You’re on the ML Platform team at MercuryMart, a global e-commerce marketplace with 35M monthly active users and ~120M active SKUs. A new regulatory policy in the EU requires the company to correctly classify products into a restricted set of 42 compliance categories (e.g., medical devices, children’s products, lithium batteries) to drive downstream workflows: listing eligibility, shipping restrictions, and mandatory disclosures.
Misclassification has real cost: false negatives can trigger regulatory fines and forced delistings, while false positives reduce seller revenue and harm trust. The business wants a model in production within 8 weeks, and the system must support near-real-time classification for newly created listings.
The key decision: use a pre-trained model (transfer learning) vs train a model from scratch. You must propose and justify an approach, including a plan to evaluate trade-offs and deploy safely.

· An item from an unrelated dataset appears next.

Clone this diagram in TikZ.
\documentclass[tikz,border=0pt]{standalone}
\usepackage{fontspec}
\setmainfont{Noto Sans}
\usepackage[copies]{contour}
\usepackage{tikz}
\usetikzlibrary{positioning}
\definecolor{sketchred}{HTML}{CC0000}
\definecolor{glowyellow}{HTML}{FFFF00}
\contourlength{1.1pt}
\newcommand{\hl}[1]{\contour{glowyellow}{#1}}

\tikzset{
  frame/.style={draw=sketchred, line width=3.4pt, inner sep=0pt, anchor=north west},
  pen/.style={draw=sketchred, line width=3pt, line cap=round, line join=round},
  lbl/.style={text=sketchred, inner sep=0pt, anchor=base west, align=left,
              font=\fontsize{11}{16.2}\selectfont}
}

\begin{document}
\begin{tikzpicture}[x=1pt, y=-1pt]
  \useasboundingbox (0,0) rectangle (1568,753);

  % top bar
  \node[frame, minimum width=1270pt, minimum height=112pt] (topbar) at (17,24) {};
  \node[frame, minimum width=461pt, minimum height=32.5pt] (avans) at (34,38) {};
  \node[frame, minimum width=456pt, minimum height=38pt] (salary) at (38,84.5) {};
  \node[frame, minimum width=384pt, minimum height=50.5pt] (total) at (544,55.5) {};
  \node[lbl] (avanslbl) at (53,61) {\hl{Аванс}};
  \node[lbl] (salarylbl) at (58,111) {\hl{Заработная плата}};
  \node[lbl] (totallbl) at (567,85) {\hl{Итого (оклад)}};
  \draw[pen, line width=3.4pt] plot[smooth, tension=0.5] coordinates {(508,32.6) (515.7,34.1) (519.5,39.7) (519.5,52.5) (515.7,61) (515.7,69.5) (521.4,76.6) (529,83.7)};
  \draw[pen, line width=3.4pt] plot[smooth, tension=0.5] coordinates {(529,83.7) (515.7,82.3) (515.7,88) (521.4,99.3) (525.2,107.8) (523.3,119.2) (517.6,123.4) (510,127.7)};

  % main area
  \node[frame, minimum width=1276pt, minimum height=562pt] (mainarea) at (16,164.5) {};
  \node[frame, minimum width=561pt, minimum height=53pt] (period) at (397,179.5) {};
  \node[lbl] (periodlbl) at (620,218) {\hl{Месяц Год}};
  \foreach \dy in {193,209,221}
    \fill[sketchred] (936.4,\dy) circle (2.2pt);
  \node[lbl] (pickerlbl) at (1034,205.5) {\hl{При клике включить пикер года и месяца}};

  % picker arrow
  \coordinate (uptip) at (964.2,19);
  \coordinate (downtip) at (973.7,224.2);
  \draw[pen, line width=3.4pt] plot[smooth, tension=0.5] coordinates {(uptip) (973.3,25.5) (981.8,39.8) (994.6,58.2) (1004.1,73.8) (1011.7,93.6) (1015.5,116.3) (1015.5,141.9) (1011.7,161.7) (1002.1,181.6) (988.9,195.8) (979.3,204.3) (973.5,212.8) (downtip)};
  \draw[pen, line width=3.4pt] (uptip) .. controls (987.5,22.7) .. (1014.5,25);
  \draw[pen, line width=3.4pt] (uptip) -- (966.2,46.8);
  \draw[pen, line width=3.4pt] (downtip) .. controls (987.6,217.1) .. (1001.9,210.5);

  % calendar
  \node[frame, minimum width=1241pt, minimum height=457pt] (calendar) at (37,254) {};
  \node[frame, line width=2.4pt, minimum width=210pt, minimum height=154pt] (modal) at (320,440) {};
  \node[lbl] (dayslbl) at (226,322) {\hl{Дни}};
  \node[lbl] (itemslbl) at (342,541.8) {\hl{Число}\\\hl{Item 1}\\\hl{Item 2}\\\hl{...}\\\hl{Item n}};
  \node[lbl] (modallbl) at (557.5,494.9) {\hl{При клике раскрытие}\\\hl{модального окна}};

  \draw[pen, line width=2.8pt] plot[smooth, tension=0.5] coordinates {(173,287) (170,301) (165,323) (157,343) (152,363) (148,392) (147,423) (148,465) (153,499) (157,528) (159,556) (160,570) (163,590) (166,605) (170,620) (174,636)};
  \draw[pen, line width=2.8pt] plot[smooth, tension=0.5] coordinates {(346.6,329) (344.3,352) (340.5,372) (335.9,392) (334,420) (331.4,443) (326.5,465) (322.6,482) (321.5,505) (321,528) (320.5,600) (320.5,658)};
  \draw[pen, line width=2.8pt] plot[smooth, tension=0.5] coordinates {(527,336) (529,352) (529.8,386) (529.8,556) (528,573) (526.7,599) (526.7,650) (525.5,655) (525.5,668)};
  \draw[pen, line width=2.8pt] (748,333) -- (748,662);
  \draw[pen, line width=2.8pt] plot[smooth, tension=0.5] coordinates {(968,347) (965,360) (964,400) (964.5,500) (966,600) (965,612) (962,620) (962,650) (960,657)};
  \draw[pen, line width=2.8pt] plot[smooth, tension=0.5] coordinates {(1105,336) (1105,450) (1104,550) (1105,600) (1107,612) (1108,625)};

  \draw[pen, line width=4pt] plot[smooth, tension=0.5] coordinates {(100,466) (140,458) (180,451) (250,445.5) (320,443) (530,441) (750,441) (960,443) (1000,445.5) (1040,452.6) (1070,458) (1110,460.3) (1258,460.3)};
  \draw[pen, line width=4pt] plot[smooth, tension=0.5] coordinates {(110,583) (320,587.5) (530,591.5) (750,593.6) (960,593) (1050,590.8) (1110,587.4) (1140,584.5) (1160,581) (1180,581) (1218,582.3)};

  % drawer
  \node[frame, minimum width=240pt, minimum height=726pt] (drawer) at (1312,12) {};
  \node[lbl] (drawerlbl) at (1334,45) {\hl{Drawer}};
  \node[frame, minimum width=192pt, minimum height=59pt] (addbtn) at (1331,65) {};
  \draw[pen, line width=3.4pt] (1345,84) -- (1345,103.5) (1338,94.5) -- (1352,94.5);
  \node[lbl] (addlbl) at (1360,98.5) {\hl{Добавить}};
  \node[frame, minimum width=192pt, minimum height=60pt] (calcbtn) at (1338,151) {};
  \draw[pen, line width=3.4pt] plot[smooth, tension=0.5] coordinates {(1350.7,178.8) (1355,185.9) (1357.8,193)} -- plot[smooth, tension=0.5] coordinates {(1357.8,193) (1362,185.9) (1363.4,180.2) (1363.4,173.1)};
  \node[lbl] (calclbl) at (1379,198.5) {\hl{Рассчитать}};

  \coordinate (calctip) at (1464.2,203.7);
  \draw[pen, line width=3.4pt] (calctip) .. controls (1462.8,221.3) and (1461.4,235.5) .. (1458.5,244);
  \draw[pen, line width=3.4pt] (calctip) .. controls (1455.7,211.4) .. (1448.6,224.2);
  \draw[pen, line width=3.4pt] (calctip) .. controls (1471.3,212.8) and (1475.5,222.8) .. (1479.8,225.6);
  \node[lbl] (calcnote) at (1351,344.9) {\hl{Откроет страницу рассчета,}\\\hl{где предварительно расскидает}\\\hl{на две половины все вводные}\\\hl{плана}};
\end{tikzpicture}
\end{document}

Each listing has a title, description, and structured metadata. Labels come from a combination of seller-provided category + human review; label noise is non-trivial.
| Feature Group | Type | Approx. Columns | Examples | Notes |
|---|---|---|---|---|
| Text | unstructured | 2 | title, description | multilingual (EN/DE/FR/ES), average 35 tokens title, 180 tokens description |
| Taxonomy metadata | categorical | 6 | seller_category_path, brand, country, seller_tier | high cardinality brand (~400K) |
| Numeric | numerical | 10 | price, weight, dimensions, battery_capacity_mah | missingness varies by category |
| Images (optional) | unstructured | 1-6 per item | main_image_url(s) | only 60% of listings have images at creation time |